And they're sometimes the hardest to make because it really means getting out of your comfort zone. And it's realizing that you might be in a state of controlled chaos for a little while. But they can have the most meaningful impact on your business moving forward. We had a business where we ran down the same rabbit hole from a, a operational standpoint with the same tech stack, with the same tools for years and years and years.

And I wish that we had taken the meaningful risk to move to a different tech stack way earlier on in our journey, because by the time that the pain of staying the same. Had become too great. The move over was really painful as well And so you got to ask yourself is the risk that i'm taking going to have a really meaningful impact on the business And a lot of times if the answer is yes, it could be one of those things that could help you make really difficult decisions, especially in your operations, because otherwise you'll be really tempted to stay the same for a really long time, which can be very painful in and of itself.

So those are the three M's of risk taking measurable, manageable and meaningful.

And that's really going to help you have a conversation with yourself and your team around the risks that you're looking at taking in your business. But no matter how well we prepare, We're always going to have blind spots. There's always going to be unknowns.

So let's look a little bit deeper at what I call the four blind spots of risk taking, because these are things you want to look at up front to make sure that you're not too far down the rabbit hole when you realize that you've gone in the wrong direction.

The first blind spot that we get into when we're talking about risk is doing things out of FOMO rather than out of real calculations and data. We shouldn't be doing things in our business just because we think that we're missing out on a big trend or just because we think that all of our competitors are headed in this direction and we need to do the same.

This is really, really clear in a lot of industries right now. lot of old school media and technology companies.

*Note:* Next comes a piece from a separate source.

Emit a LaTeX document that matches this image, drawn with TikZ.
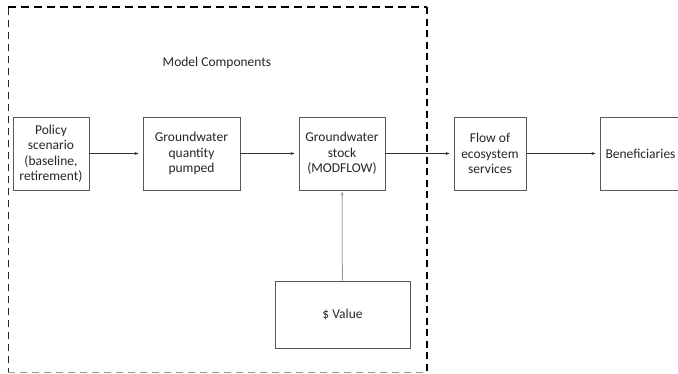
\documentclass[tikz,border=0pt]{standalone}
\usepackage{fontspec}
\setmainfont{Carlito}
\usetikzlibrary{arrows.meta}
\begin{document}
\begin{tikzpicture}[x=1pt,y=-1pt,
  box/.style={draw=black!65,line width=0.9pt,fill=white,align=center,inner sep=1pt,
    font=\fontsize{13.5}{15.5}\selectfont,text=black!85,minimum height=73pt},
  conn/.style={draw=black!80,line width=0.6pt,-{Stealth[length=4pt,width=3pt]},shorten >=4pt},
  gconn/.style={draw=black!40,line width=0.8pt,-{Stealth[length=4pt,width=3pt]},shorten >=1pt}]
\useasboundingbox (0,0) rectangle (678,373);
\clip (0,0) rectangle (678,373);
% dashed frame
\draw[black!85,line width=0.7pt,dash pattern=on 7pt off 5pt] (8,8) -- (8,373);
\draw[black!40,line width=0.9pt,dash pattern=on 7pt off 5pt] (8,372.3) -- (427,372.3);
\draw[black,line width=1.6pt,dash pattern=on 8pt off 5pt] (8,7) -- (427,7);
\draw[black,line width=1.6pt,dash pattern=on 7pt off 4.5pt] (427,7) -- (427,373);
\node[font=\fontsize{13.5}{15.5}\selectfont,text=black!85] (title) at (217,63) {Model Components};
% boxes
\node[box,minimum width=76pt] (policy) at (51,153.5) {Policy\\scenario\\(baseline,\\retirement)};
\node[box,minimum width=97pt] (pumped) at (191.5,153.5) {Groundwater\\quantity\\pumped};
\node[box,minimum width=86pt] (stock) at (342,153.5) {Groundwater\\stock\\(MODFLOW)};
\node[box,minimum width=72pt] (flow) at (490,153.5) {Flow of\\ecosystem\\services};
\node[box,minimum width=81pt] (benef) at (640.5,153.5) {Beneficiaries};
\node[box,minimum width=135pt,minimum height=67pt] (value) at (342.5,314.5) {\$ Value};
% connectors
\draw[conn] (policy) -- (pumped);
\draw[conn] (pumped) -- (stock);
\draw[conn] (stock) -- (flow);
\draw[conn] (flow) -- (benef);
\draw[gconn] (value) -- (stock);
\end{tikzpicture}
\end{document}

They've been heading down parallel paths for the same time, making all the moves that their competitors are making really acting out of a place of FOMO. You can see this in journalism and media is probably the best one.

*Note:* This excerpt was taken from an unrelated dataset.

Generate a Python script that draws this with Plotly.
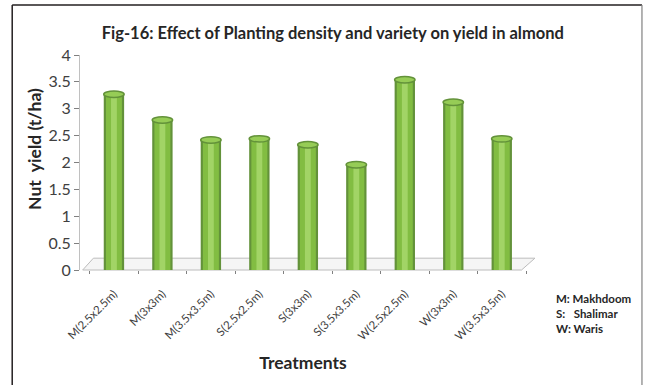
import plotly.graph_objects as go

# Treatments (variety + planting distance) and nut yield in t/ha
treatments = ["M(2.5x2.5m)", "M(3x3m)", "M(3.5x3.5m)", "S(2.5x2.5m)", "S(3x3m)",
              "S(3.5x3.5m)", "W(2.5x2.5m)", "W(3x3m)", "W(3.5x3.5m)"]
nut_yield = [3.28, 2.80, 2.43, 2.45, 2.34, 1.97, 3.55, 3.13, 2.45]
y_ticks = [0, 0.5, 1, 1.5, 2, 2.5, 3, 3.5, 4]
y_tick_text = ["0", "0.5", "1", "1.5", "2", "2.5", "3", "3.5", "4"]

TXT = "#404040"
DARK = "#262626"
FONT = "Lato"

fig = go.Figure()

# Cylinder-like columns: dark rim, green body, light highlight strip
for width, color in [(0.42, "#63923a"), (0.33, "#82bd42"), (0.12, "#a2d466")]:
    fig.add_trace(go.Bar(x=treatments, y=nut_yield, width=width,
                         marker=dict(color=color, line=dict(width=0)),
                         hoverinfo="skip", showlegend=False))

shapes = []
# Elliptical caps on top of each column
for i, v in enumerate(nut_yield):
    shapes.append(dict(type="circle", xref="x", yref="y",
                       x0=i - 0.21, x1=i + 0.21, y0=v - 0.07, y1=v + 0.05,
                       fillcolor="#96cc56", line=dict(color="#63923a", width=1.5),
                       layer="above"))

# Floor of the 3D plot area
shapes.append(dict(type="path", xref="paper", yref="paper",
                   path="M 0.006 0.0 L 0.99 0.0 L 1.02 0.055 L 0.03 0.055 Z",
                   fillcolor="rgba(238,238,238,0.6)", line=dict(color="#bcbcbc", width=1),
                   layer="below"))
# Outer frame (top and left dark, right edge grey)
shapes.append(dict(type="line", xref="paper", yref="paper",
                   x0=-0.152, x1=1.26, y0=1.233, y1=1.233,
                   line=dict(color="#231f20", width=1.5)))
shapes.append(dict(type="line", xref="paper", yref="paper",
                   x0=-0.152, x1=-0.152, y0=1.233, y1=-0.6,
                   line=dict(color="#231f20", width=1.5)))
shapes.append(dict(type="line", xref="paper", yref="paper",
                   x0=1.26, x1=1.26, y0=1.233, y1=-0.6,
                   line=dict(color="#808080", width=1.2)))

fig.update_layout(
    width=645, height=385,
    margin=dict(l=80, r=119, t=55, b=115),
    paper_bgcolor="white", plot_bgcolor="white",
    barmode="overlay",
    shapes=shapes,
    title=dict(text="<b>Fig-16: Effect of Planting density and variety on yield in almond</b>",
               x=0.516, xanchor="center", y=0.915, yanchor="middle",
               font=dict(family=FONT, size=16.5, color=DARK)),
    font=dict(family=FONT, color=TXT),
)

fig.update_xaxes(
    type="category", range=[-0.7, 8.5],
    tickangle=-45, tickfont=dict(family=FONT, size=11.5, color=TXT),
    ticks="outside", ticklen=3, tickcolor="#808080", tickson="boundaries",
    ticklabelstandoff=14,
    showline=False, showgrid=False,
    title=dict(text="<b>Treatments</b>", font=dict(family=FONT, size=17.5, color=DARK),
               standoff=15),
)
fig.update_yaxes(
    range=[0, 4], tickvals=y_ticks, ticktext=y_tick_text,
    tickfont=dict(family=FONT, size=16, color=TXT),
    ticks="outside", ticklen=5, tickcolor="#808080",
    showline=True, linecolor="#c0c0c0", linewidth=1,
    showgrid=False, zeroline=False,
)

# Y-axis title placed so it sits close against the tick labels
fig.add_annotation(
    xref="paper", yref="paper", x=-0.101, y=0.563, xanchor="center", yanchor="middle",
    textangle=-90, showarrow=False,
    text="<b>Nut  yield (t/ha)</b>",
    font=dict(family=FONT, size=17.5, color=DARK),
)

# Variety key
fig.add_annotation(
    xref="paper", yref="paper", x=1.062, y=-0.095, xanchor="left", yanchor="top",
    align="left", showarrow=False,
    text="<b>M: Makhdoom<br>S:   Shalimar<br>W: Waris</b>",
    font=dict(family=FONT, size=11.5, color=DARK),
)

fig.write_html("out.html")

A really good example of this is streaming services for like large media companies, like news organizations and things like that, when streaming became really, really, really popular, a lot of the mainstream media thought. To be successful in this new era, we have to create our own paid for streaming platform.

And what they didn't realize is that people enjoyed mainstream media because it was always free.

Nobody really chose to consume the content of any major mainstream media corporation for any other reason than the fact that it was free and it was in your face all the time. For as long as we can remember, the news was the news. And then there were a couple of news channels and there became like eight news channels and you eventually found your favorite, you know, just based on who you liked the most or maybe what your views were and all that type of thing.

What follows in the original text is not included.